In January 2010 Kirill Gerstein was named the recipient of the 2010 Gilmore Artist Award, becoming only the sixth pianist to have been so honoured. The Gilmore Award is made to an exceptional pianist who, regardless of age or nationality, possesses profound musicianship, charisma and the desire to sustain a career as a major international concert artist. He was also honoured by being awarded a 2010 Avery Fisher Career Grant in April 2010.
Highlights of the 11/12 season include performances at the BBC Proms with the BBC SO and Semyon Bychkov, and elsewhere in Europe with MDR Leipzig, the WDR Cologne, Stavanger Symphony, Concerto Budapest, Dresden Philharmonic, SWR Freiburg, Lyon, RAI Turin and Munich Philharmonic. A European duo recital tour with Tabea Zimmermann is also planned (Frankfurt, Bonn, Madrid) as well as an extensive solo recital tour, making appearances in Milan, Vienna, London's Wigmore Hall, Portland Oregon and Miami among others. In North America he returns to the NACO Ottawa, Detroit Symphony, St Paul Chamber, San Francisco, Seattle, Utah, Atlanta and Houston Symphony Orchestras.
Kirill Gerstein's recent engagements in North America have included his hugely successful debut with the New York Philharmonic which was described by Antony Tommasini in the New York Times as "a brilliant, perceptive and stunningly fresh account of Tchaikovsky's First Piano Concerto" and with the Boston Symphony Orchestra at Tanglewood. He has worked with the Cleveland, Los Angeles Philharmonic, Chicago, Dallas, St. Louis, Columbus, Indianapolis and Vancouver Symphony orchestras among others. Festival appearances have included Chicago's Grant Park, the Mann Music Centre, Saratoga with the Philadelphia Orchestra, Aspen and Blossom with the Cleveland Orchestra. In recital he has played in Boston, New York's Town Hall and 92nd Street, Cincinnati, Detroit, Portland Maine, Vancouver and Washington's Kennedy Centre.

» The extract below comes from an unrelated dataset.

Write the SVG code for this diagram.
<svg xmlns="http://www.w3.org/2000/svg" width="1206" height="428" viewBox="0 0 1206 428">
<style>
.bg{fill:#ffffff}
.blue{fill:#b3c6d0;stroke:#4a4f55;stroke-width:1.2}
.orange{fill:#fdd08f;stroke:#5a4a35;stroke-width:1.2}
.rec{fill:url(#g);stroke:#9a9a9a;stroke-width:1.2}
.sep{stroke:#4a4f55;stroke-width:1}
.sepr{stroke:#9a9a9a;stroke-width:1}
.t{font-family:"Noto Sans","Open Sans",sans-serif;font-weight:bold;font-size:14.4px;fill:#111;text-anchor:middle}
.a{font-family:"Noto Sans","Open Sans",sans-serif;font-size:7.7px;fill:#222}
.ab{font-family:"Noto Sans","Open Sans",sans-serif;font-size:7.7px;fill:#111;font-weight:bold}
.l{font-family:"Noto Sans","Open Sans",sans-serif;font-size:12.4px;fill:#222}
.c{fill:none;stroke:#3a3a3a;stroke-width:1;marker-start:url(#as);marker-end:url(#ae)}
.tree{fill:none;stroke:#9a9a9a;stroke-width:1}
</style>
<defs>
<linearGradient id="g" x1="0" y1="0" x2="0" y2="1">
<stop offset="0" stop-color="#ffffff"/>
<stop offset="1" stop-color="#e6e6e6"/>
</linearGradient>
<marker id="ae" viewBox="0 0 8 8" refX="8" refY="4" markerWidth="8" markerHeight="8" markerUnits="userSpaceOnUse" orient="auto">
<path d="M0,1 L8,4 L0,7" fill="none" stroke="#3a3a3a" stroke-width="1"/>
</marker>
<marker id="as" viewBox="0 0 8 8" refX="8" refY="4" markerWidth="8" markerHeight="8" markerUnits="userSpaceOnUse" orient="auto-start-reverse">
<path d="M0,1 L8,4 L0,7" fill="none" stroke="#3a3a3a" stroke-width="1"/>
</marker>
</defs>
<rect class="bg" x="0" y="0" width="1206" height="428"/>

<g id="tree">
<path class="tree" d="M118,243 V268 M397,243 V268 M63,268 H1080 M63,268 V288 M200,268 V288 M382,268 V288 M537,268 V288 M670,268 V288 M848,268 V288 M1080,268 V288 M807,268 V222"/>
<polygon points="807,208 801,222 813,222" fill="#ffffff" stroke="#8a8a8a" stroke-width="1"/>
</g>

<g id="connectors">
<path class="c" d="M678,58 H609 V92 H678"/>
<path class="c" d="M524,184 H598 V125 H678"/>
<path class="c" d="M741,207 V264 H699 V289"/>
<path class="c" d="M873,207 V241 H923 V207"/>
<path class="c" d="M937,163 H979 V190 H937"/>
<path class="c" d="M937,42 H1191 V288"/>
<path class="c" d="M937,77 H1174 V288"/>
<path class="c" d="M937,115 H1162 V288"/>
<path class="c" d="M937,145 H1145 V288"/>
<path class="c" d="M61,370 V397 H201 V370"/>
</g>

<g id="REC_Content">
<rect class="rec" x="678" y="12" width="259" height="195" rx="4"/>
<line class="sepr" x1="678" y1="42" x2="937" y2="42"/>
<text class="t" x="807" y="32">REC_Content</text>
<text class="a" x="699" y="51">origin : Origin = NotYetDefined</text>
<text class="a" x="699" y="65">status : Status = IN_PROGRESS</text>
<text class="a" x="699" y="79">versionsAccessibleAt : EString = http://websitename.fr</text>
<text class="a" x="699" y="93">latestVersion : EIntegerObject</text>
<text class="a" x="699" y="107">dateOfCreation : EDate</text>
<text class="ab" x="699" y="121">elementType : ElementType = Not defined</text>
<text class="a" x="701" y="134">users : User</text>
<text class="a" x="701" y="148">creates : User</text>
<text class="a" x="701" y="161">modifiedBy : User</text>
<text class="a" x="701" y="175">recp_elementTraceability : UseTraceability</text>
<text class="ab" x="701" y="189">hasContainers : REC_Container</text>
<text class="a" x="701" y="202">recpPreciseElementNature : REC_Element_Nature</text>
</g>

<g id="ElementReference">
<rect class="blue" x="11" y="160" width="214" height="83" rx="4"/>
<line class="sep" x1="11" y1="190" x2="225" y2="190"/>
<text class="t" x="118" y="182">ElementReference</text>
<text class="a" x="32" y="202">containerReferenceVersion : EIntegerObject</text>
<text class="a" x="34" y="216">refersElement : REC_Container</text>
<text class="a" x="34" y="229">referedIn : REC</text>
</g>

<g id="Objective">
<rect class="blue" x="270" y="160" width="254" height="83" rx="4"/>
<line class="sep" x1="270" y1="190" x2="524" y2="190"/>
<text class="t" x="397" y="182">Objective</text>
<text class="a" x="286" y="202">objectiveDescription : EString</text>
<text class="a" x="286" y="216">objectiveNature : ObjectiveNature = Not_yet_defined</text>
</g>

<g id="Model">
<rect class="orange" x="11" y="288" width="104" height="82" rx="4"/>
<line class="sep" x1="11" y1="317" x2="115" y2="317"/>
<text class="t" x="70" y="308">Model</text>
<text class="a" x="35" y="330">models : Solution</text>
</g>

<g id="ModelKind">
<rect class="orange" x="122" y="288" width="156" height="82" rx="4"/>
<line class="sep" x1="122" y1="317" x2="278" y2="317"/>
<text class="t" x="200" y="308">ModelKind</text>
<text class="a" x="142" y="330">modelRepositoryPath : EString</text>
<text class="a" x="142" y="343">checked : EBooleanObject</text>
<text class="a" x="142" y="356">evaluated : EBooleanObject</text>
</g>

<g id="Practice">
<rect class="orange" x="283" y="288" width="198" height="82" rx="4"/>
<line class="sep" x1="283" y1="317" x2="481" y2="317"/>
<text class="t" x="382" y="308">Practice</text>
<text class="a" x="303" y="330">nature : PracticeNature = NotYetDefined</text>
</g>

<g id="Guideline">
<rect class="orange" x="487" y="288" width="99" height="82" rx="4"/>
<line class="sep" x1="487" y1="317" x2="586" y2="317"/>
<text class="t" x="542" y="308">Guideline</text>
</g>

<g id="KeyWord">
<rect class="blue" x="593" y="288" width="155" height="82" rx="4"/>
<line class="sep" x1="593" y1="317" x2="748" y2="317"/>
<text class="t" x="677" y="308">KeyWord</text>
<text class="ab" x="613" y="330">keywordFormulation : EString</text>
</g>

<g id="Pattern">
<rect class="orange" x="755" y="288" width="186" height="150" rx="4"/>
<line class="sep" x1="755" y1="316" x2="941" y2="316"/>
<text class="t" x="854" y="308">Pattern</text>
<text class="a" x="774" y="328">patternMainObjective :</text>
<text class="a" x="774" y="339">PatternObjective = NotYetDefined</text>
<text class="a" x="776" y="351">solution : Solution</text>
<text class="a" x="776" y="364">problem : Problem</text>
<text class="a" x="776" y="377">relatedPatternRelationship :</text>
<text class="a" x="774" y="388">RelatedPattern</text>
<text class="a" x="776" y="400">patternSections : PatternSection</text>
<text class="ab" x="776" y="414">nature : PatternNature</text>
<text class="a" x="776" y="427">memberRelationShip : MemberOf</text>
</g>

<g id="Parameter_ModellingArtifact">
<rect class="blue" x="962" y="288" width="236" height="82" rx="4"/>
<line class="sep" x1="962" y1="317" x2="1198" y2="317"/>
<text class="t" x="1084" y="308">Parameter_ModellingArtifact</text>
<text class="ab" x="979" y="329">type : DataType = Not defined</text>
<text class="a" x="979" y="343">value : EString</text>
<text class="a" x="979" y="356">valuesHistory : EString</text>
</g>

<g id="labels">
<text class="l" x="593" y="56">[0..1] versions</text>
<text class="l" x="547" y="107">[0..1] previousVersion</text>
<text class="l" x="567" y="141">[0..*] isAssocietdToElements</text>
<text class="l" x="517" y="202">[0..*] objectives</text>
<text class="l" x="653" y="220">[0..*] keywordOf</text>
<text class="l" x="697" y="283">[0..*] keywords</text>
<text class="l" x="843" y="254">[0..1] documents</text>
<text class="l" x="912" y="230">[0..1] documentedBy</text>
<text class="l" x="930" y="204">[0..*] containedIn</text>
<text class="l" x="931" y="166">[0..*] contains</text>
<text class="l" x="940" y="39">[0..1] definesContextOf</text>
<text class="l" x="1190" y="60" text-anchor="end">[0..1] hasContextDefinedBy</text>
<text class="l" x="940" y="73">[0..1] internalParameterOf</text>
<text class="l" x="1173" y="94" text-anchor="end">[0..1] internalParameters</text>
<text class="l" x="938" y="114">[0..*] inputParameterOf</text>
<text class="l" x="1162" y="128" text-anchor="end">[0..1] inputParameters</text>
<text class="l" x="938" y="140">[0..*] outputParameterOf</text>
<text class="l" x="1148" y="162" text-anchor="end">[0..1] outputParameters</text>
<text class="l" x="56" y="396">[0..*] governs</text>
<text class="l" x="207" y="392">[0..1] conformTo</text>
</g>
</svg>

In Europe Kirill Gerstein has worked with such prominent orchestras as the Munich, Rotterdam and Royal Philharmonics, the Royal Stockholm Philharmonic, the City of Birmingham Symphony Orchestra, the Philharmonia, Bournemouth Symphony, the Royal Liverpool Philharmonic, Dresden Staatskappelle, Zurich Tonhalle, the Finnish and Swedish Radio Orchestras, WDR Symphony Orchestra Cologne and the Deutsches Symphonie Orchester Berlin. Further afield he has worked in Australia (where he will return in 2013), in Tokyo with the NHK Symphony Orchestra, and in Caracas with the Simon Bolivar Youth Orchestra and Gustavo Dudamel.

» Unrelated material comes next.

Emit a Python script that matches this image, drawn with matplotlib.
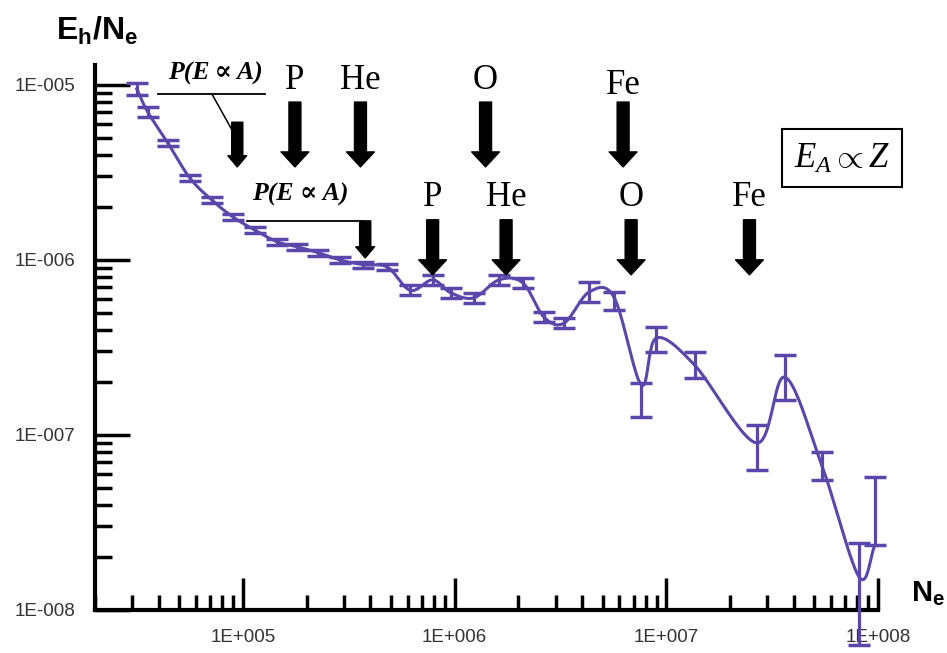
import numpy as np
import matplotlib
matplotlib.use('Agg')
import matplotlib.pyplot as plt
from matplotlib.ticker import LogLocator, NullFormatter

plt.rcParams['mathtext.fontset'] = 'custom'
plt.rcParams['mathtext.rm'] = 'Liberation Sans'
plt.rcParams['mathtext.bf'] = 'Liberation Sans:bold'
plt.rcParams['mathtext.it'] = 'Liberation Serif:italic'

# data
ne = [3.15e4, 3.55e4, 4.42e4, 5.61e4, 7.13e4, 8.97e4, 1.14e5, 1.45e5, 1.80e5,
      2.27e5, 2.88e5, 3.70e5, 4.81e5, 6.18e5, 7.87e5, 9.57e5, 1.23e6, 1.62e6,
      2.10e6, 2.64e6, 3.29e6, 4.32e6, 5.67e6, 7.62e6, 8.97e6, 1.36e7, 2.67e7,
      3.63e7, 5.43e7, 8.13e7, 9.68e7]
eh = [9.5e-6, 7.0e-6, 4.66e-6, 2.94e-6, 2.2e-6, 1.76e-6, 1.48e-6, 1.27e-6, 1.19e-6,
      1.10e-6, 1.0e-6, 9.4e-7, 9.1e-7, 6.7e-7, 7.7e-7, 6.5e-7, 6.07e-7, 7.7e-7,
      7.4e-7, 4.72e-7, 4.36e-7, 6.56e-7, 6.1e-7, 1.93e-7, 3.58e-7, 2.51e-7, 9.0e-8,
      2.14e-7, 6.7e-8, 1.55e-8, 2.35e-8]
eh_hi = [1.03e-5, 7.48e-6, 4.85e-6, 3.06e-6, 2.29e-6, 1.83e-6, 1.55e-6, 1.32e-6, 1.23e-6,
         1.14e-6, 1.04e-6, 9.7e-7, 9.5e-7, 7.2e-7, 8.2e-7, 6.9e-7, 6.5e-7, 8.2e-7,
         7.9e-7, 5.05e-7, 4.67e-7, 7.5e-7, 6.56e-7, 1.98e-7, 4.14e-7, 2.98e-7, 1.14e-7,
         2.86e-7, 8.0e-8, 2.41e-8, 5.75e-8]
eh_lo = [8.77e-6, 6.56e-6, 4.48e-6, 2.83e-6, 2.12e-6, 1.69e-6, 1.43e-6, 1.22e-6, 1.14e-6,
         1.05e-6, 9.6e-7, 9.0e-7, 8.8e-7, 6.3e-7, 7.2e-7, 6.07e-7, 5.7e-7, 7.2e-7,
         6.9e-7, 4.43e-7, 4.09e-7, 5.75e-7, 5.18e-7, 1.27e-7, 2.98e-7, 2.12e-7, 6.3e-8,
         1.58e-7, 5.53e-8, 6.3e-9, 2.35e-8]

yticks = [1e-8, 1e-7, 1e-6, 1e-5]
ytick_labels = ['1E-008', '1E-007', '1E-006', '1E-005']
xticks = [1e5, 1e6, 1e7, 1e8]
xtick_labels = ['1E+005', '1E+006', '1E+007', '1E+008']

# element markers (N_e positions)
row1_labels = ['P', 'He', 'O', 'Fe']
row1_x = [1.76e5, 3.59e5, 1.40e6, 6.25e6]
row2_labels = ['P', 'He', 'O', 'Fe']
row2_x = [7.87e5, 1.75e6, 6.82e6, 2.47e7]

col = '#5a47a9'


def smooth(xs, ys, n=24):
    # catmull-rom through the points in log-log space
    p = np.column_stack([np.log10(xs), np.log10(ys)])
    p = np.vstack([2 * p[0] - p[1], p, 2 * p[-1] - p[-2]])
    out = []
    t = np.linspace(0, 1, n)[:, None]
    for i in range(1, len(p) - 2):
        p0, p1, p2, p3 = p[i - 1], p[i], p[i + 1], p[i + 2]
        seg = 0.5 * ((2 * p1) + (-p0 + p2) * t + (2 * p0 - 5 * p1 + 4 * p2 - p3) * t ** 2
                     + (-p0 + 3 * p1 - 3 * p2 + p3) * t ** 3)
        out.append(seg)
    out = np.vstack(out)
    return 10 ** out[:, 0], 10 ** out[:, 1]


fig = plt.figure(figsize=(9.47, 6.53), dpi=100)
ax = fig.add_axes([95 / 947, 1 - 610 / 653, (878 - 95) / 947, (610 - 65) / 653])
ax.set_xscale('log')
ax.set_yscale('log')
ax.set_xlim(2e4, 1e8)
ax.set_ylim(1e-8, 1.3e-5)

sx, sy = smooth(ne, eh)
ax.plot(sx, sy, color=col, lw=2.2, zorder=3)

y = np.array(eh)
yerr = [y - np.array(eh_lo), np.array(eh_hi) - y]
eb = ax.errorbar(ne, eh, yerr=yerr, fmt='none', ecolor=col, elinewidth=2.3,
                 capsize=8, capthick=2.5, zorder=3)
for ch in eb.get_children():
    ch.set_clip_on(False)

for s in ['top', 'right']:
    ax.spines[s].set_visible(False)
for s in ['left', 'bottom']:
    ax.spines[s].set_linewidth(3)

ax.set_yticks(yticks)
ax.set_yticklabels(ytick_labels)
ax.set_xticks(xticks)
ax.set_xticklabels(xtick_labels)
ax.xaxis.set_minor_locator(LogLocator(base=10, subs=np.arange(2, 10)))
ax.yaxis.set_minor_locator(LogLocator(base=10, subs=np.arange(2, 10)))
ax.xaxis.set_minor_formatter(NullFormatter())
ax.yaxis.set_minor_formatter(NullFormatter())
ax.tick_params(axis='y', which='major', direction='in', length=25, width=2.5, pad=14,
               labelsize=13.5, labelcolor='#333333')
ax.tick_params(axis='y', which='minor', direction='in', length=12, width=2.5)
ax.tick_params(axis='x', which='major', direction='in', length=23, width=2.5, pad=14,
               labelsize=13.5, labelcolor='#333333')
ax.tick_params(axis='x', which='minor', direction='in', length=11, width=2.5)
for lab in ax.get_xticklabels() + ax.get_yticklabels():
    lab.set_family('Liberation Sans')

big = dict(arrowstyle='simple,head_length=1.08,head_width=2.0,tail_width=0.86',
           color='black', shrinkA=0, shrinkB=0, mutation_scale=10)
small = dict(arrowstyle='simple,head_length=0.8,head_width=1.35,tail_width=0.8',
             color='black', shrinkA=0, shrinkB=0, mutation_scale=10)
xyc = ('data', 'axes fraction')
serif = ['Liberation Serif', 'DejaVu Serif']
tr = ax.get_xaxis_transform()

for lab, x in zip(row1_labels, row1_x):
    ax.annotate('', xy=(x, 0.813), xytext=(x, 0.932), xycoords=xyc, textcoords=xyc,
                arrowprops=big, annotation_clip=False)
    yl = 0.962 if lab == 'Fe' else 0.972
    ax.text(x, yl, lab, transform=tr, ha='center', va='center',
            fontsize=25, family=serif)
for lab, x in zip(row2_labels, row2_x):
    ax.annotate('', xy=(x, 0.615), xytext=(x, 0.716), xycoords=xyc, textcoords=xyc,
                arrowprops=big, annotation_clip=False)
    ax.text(x, 0.757, lab, transform=tr, ha='center', va='center',
            fontsize=25, family=serif)

# P(E ~ A) markers
ax.text(7.4e4, 0.985, 'P(E\u2009\u221d\u2009A)', transform=tr, ha='center', va='center',
        fontsize=18.5, style='italic', weight='bold', family=serif)
ax.plot([3.95e4, 1.27e5], [0.947, 0.947], color='black', lw=1.3, transform=tr, clip_on=False)
ax.plot([7.13e4, 8.87e4], [0.947, 0.881], color='black', lw=1.1, transform=tr, clip_on=False)
ax.annotate('', xy=(9.4e4, 0.813), xytext=(9.4e4, 0.895), xycoords=xyc, textcoords=xyc,
            arrowprops=small)

ax.text(1.86e5, 0.762, 'P(E \u221d A)', transform=tr, ha='center', va='center',
        fontsize=18.5, style='italic', weight='bold', family=serif)
ax.plot([1.045e5, 3.65e5], [0.714, 0.714], color='black', lw=1.3, transform=tr)
ax.annotate('', xy=(3.78e5, 0.646), xytext=(3.78e5, 0.714), xycoords=xyc, textcoords=xyc,
            arrowprops=small)

# E_A ~ Z box
fig.text(842 / 947, 1 - 158 / 653, r'$E_A\propto Z$', ha='center', va='center',
         fontsize=25, bbox=dict(boxstyle='square,pad=0.35', fc='white', ec='black', lw=1.5))

fig.text(97 / 947, 1 - 31 / 653, r'$\mathbf{E_h/N_e}$', ha='center', va='center', fontsize=23)
fig.text(928 / 947, 1 - 594 / 653, r'$\mathbf{N_e}$', ha='center', va='center', fontsize=21)

fig.savefig('out.png', dpi=100)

He has also performed recitals in Paris, Prague, Hamburg, London's Wigmore and Queen Elizabeth Halls and at the Liszt Academy in Budapest. He made his Salzburg Festival debut playing solo and two piano works with Andras Schiff and has also appeared at the Verbier, Lucerne and Jerusalem Chamber Music Festivals.
Born in 1979 in Voronezh, Russia, Mr. Gerstein attended one of the country's special music schools for gifted children and taught himself to play jazz by listening to his parents' extensive record collection. He went to the USA at 14 to continue his studies in jazz piano as the youngest student ever to attend Boston's Berklee College of Music, where he also continued working on the classical piano repertoire. Following his second summer at the Boston University program at Tanglewood, he decided to focus mainly on classical music and moved to New York City to attend the Manhattan School of Music, where he studied with Solomon Mikowsky and earned both Bachelor and Master of Music degrees. He continued his studies with Dmitri Bashkirov in Madrid and Ferenc Rados in Budapest.
Kirill Gerstein was awarded First Prize at the 2001 Arthur Rubinstein Piano Competition in Tel Aviv, received a 2002 Gilmore Young Artist Award and was chosen as Carnegie Hall's "Rising Star" for the 2005/06 season. He became an American citizen in 2003 and is currently a professor of piano at the Musikhochschule in Stuttgart.
His recital disc for the Myrios label that included works by Schumann, Liszt and Oliver Knussen was heralded by the New York Times as "one of the best recordings of 2010"; a duo recital disk with Tabea Zimmermann was also released last year.